La fidelidad de Jesús y la nuestra
Jesús, la más perfecta revelación de Dios, también es fiel, fiel a Dios y fiel a nosotros. En el Nuevo Testamento se habla de la fe de Jesús (Heb 12,2). A algunos, esta expresión, fe “de” Jesús, les parece inaceptable, porque parecería poner en cuestión la perfecta unidad de conocimiento de Jesús con Dios. Y, sin embargo, no hay que olvidar que Jesús vive una auténtica vida humana.
Los problemas que pudiera tener hablar de fe de Jesús quedan superados si entendemos esa fe en clave de fidelidad. Jesús es fiel a Dios, al que llama Padre, tiene en él una confianza incondicional, se pone en sus manos incluso en Getsemaní y en la cruz, convencido de que en esas manos está seguro, a pesar de las apariencias contrarias. Esta confianza de Jesús en el Padre es un reflejo en su vida de lo que el Padre mismo es: rico en misericordia y fidelidad.

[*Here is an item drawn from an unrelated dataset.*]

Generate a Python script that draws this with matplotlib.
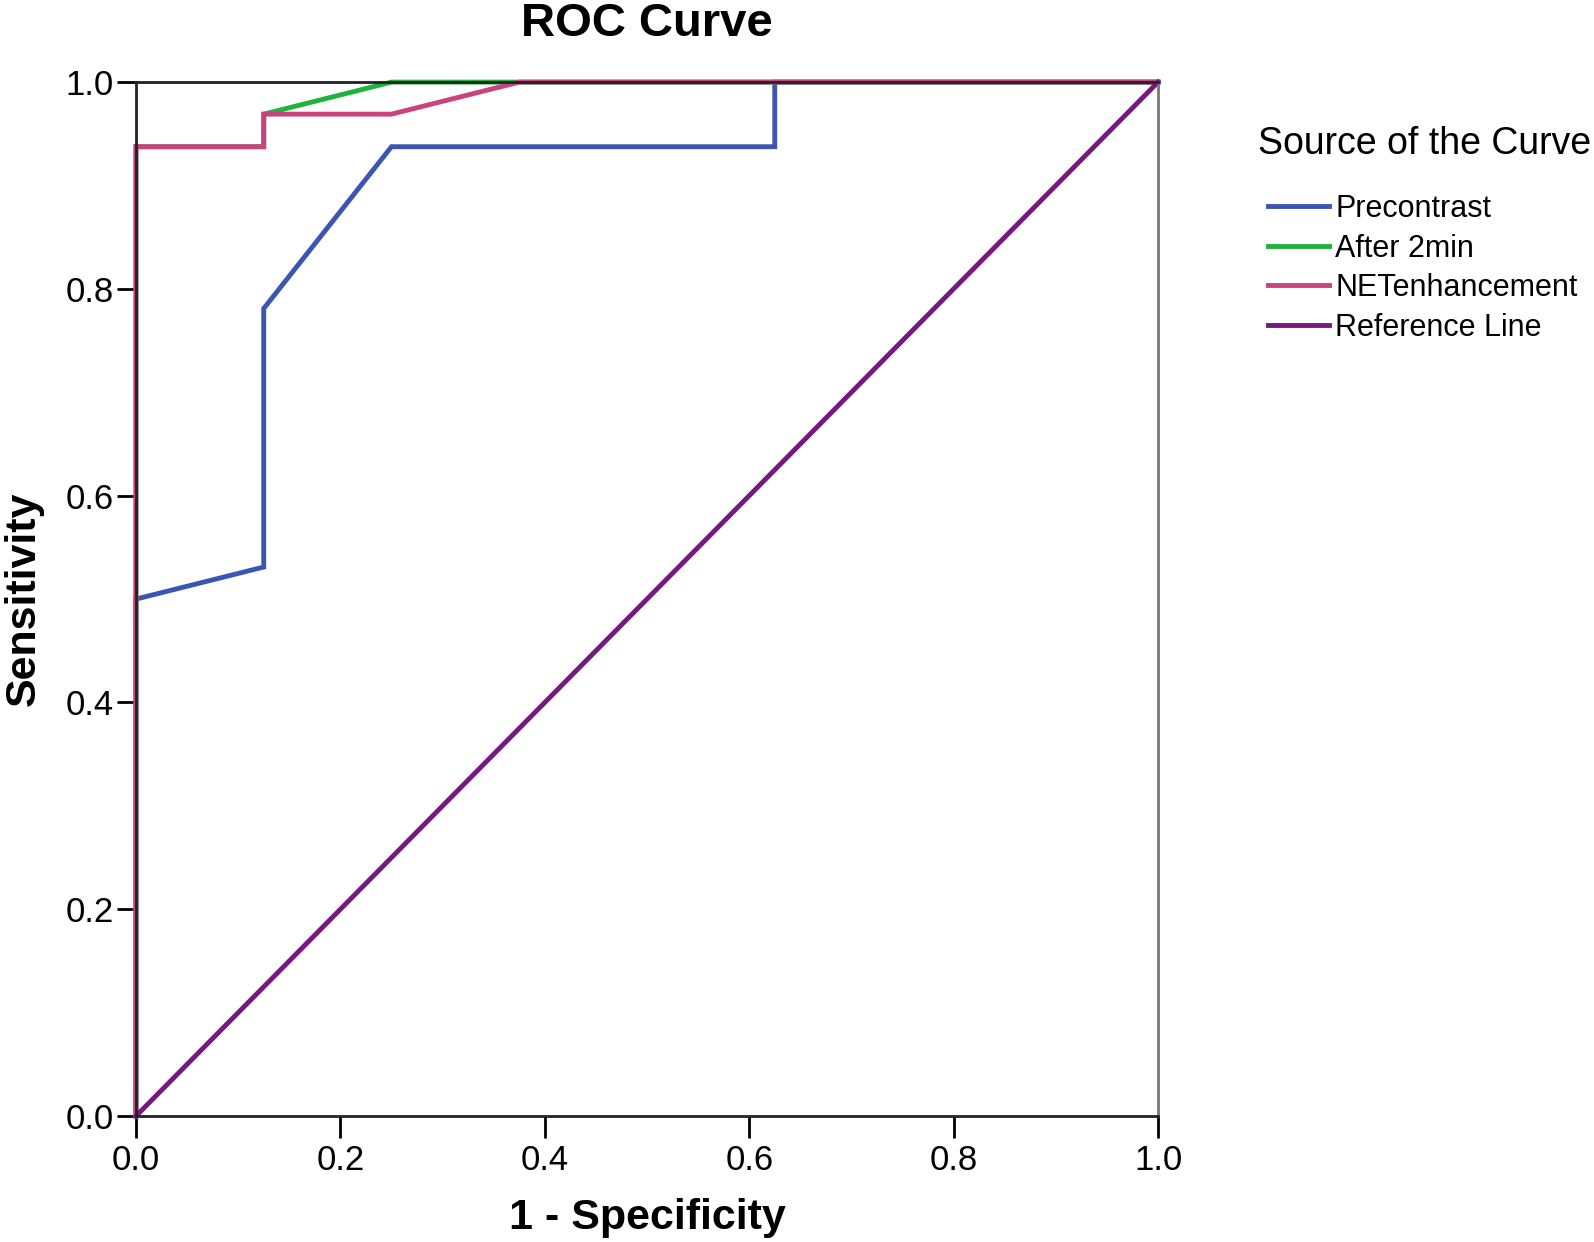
import matplotlib
matplotlib.use("Agg")
import matplotlib.pyplot as plt

# ROC points (1 - specificity, sensitivity)
pre_fpr = [0.0, 0.0, 0.125, 0.125, 0.25, 0.625, 0.625, 1.0]
pre_tpr = [0.0, 0.5, 0.531, 0.781, 0.9375, 0.9375, 1.0, 1.0]

a2_fpr = [0.0, 0.0, 0.125, 0.125, 0.25, 1.0]
a2_tpr = [0.0, 0.9375, 0.9375, 0.969, 1.0, 1.0]

net_fpr = [0.0, 0.0, 0.125, 0.125, 0.25, 0.375, 1.0]
net_tpr = [0.0, 0.9375, 0.9375, 0.969, 0.969, 1.0, 1.0]

ref_x = [0.0, 1.0]
ref_y = [0.0, 1.0]

labels = ["Precontrast", "After 2min", "NETenhancement", "Reference Line"]
colors = ["#3a56b0", "#1fb33c", "#c9437c", "#76197e"]
ticks = [0.0, 0.2, 0.4, 0.6, 0.8, 1.0]

plt.rcParams['font.family'] = ['Liberation Sans', 'DejaVu Sans']

fig = plt.figure(figsize=(15.94, 12.42), dpi=100)
ax = fig.add_axes([0.0853, 0.1014, 0.6412, 0.8325])

lw = 3.5
series = [(pre_fpr, pre_tpr), (a2_fpr, a2_tpr), (net_fpr, net_tpr), (ref_x, ref_y)]
for (x, y), lab, c in zip(series, labels, colors):
    ax.plot(x, y, color=c, lw=lw, label=lab, clip_on=False, solid_joinstyle='miter')

ax.set_xlim(0, 1)
ax.set_ylim(0, 1)
ax.set_xticks(ticks)
ax.set_yticks(ticks)
ax.set_xticklabels([f"{t:.1f}" for t in ticks])
ax.set_yticklabels([f"{t:.1f}" for t in ticks])
ax.tick_params(axis='both', direction='out', length=16, width=2, labelsize=25, pad=4, colors='black')
ax.tick_params(axis='y', length=14, pad=2)

for side in ['top', 'left', 'bottom']:
    ax.spines[side].set_color('#222222')
    ax.spines[side].set_linewidth(2)
ax.spines['right'].set_color('#777777')
ax.spines['right'].set_linewidth(2)

ax.set_title("ROC Curve", fontsize=34, fontweight='bold', pad=33)
ax.set_xlabel("1 - Specificity", fontsize=31, fontweight='bold', labelpad=15)
ax.set_ylabel("Sensitivity", fontsize=31, fontweight='bold', labelpad=16)

# legend title placed on its own, entries below with a wider gap
fig.text(0.789, 0.884, "Source of the Curve", fontsize=27, ha='left', va='center')
leg = fig.legend(loc='upper left', bbox_to_anchor=(0.786, 0.856), frameon=False,
                 fontsize=22, handlelength=2.0, handletextpad=0.2, labelspacing=0.31,
                 borderpad=0)
for h in leg.get_lines():
    h.set_linewidth(3.5)

fig.savefig("out.png", dpi=100)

Lo que Dios es, se refleja en la vida de Jesús, y debería reflejarse en la vida de todo cristiano. Los cristianos estamos llamados, ni más ni menos, que a imitar a Dios (Ef 5,1: sed imitadores ¡de Dios!). Y en el seguimiento de Cristo, estamos invitados a ser fieles. Fieles no en el sentido de cumplir una ley o unos compromisos, sino como expresión de nuestro amor, un amor universal, sin límites y sin discriminaciones. A ejemplo de Jesús estamos llamados a ser fieles a Dios y fieles a nuestros hermanos los seres humanos.
Fieles los unos a los otros. Entre Dios y el hombre la fidelidad puede ser recíproca, siempre que el hombre responda. En todo caso, Dios siempre mantiene su fidelidad. También entre los humanos la perfección de la fidelidad es la reciprocidad: yo me fío de ti, y tú te fías de mí. Pero del mismo modo que Dios mantiene su fidelidad incluso cuando nosotros somos infieles, también el cristiano debe mantener su fidelidad cuando no recibe en contrapartida fidelidad.
Un texto del Nuevo Testamento puede servir de recapitulación a todo lo dicho en este post y en el anterior: “Si nosotros somos infieles, Dios permanece fiel, porque no puede negarse a sí mismo” (2 Tim 2,13). Si dejase de ser fiel, dejaría de ser Dios. Es imposible, por tanto, que Dios olvide o retire su amor y su fidelidad. Igualmente debería poder decirse de todo cristiano: esta persona es fiel a pesar de todo, con ella siempre puede uno estar seguro, seguro de que nunca buscará hacerme daño, aunque quizás yo no he sido con él lo suficientemente bueno y agradecido.
Todo esto puede parecer muy ideal y poco realista. Sin embargo, el cristiano está llamado a buscar la imposible, a romper fronteras, a ir más allá de lo habitual y lo ordinario, a no acomodarse a los usos de este mundo. Porque a quién tiene que acomodarse es a Dios: “sed perfectos como vuestro Padre celestial es perfecto” (Mt 5,48).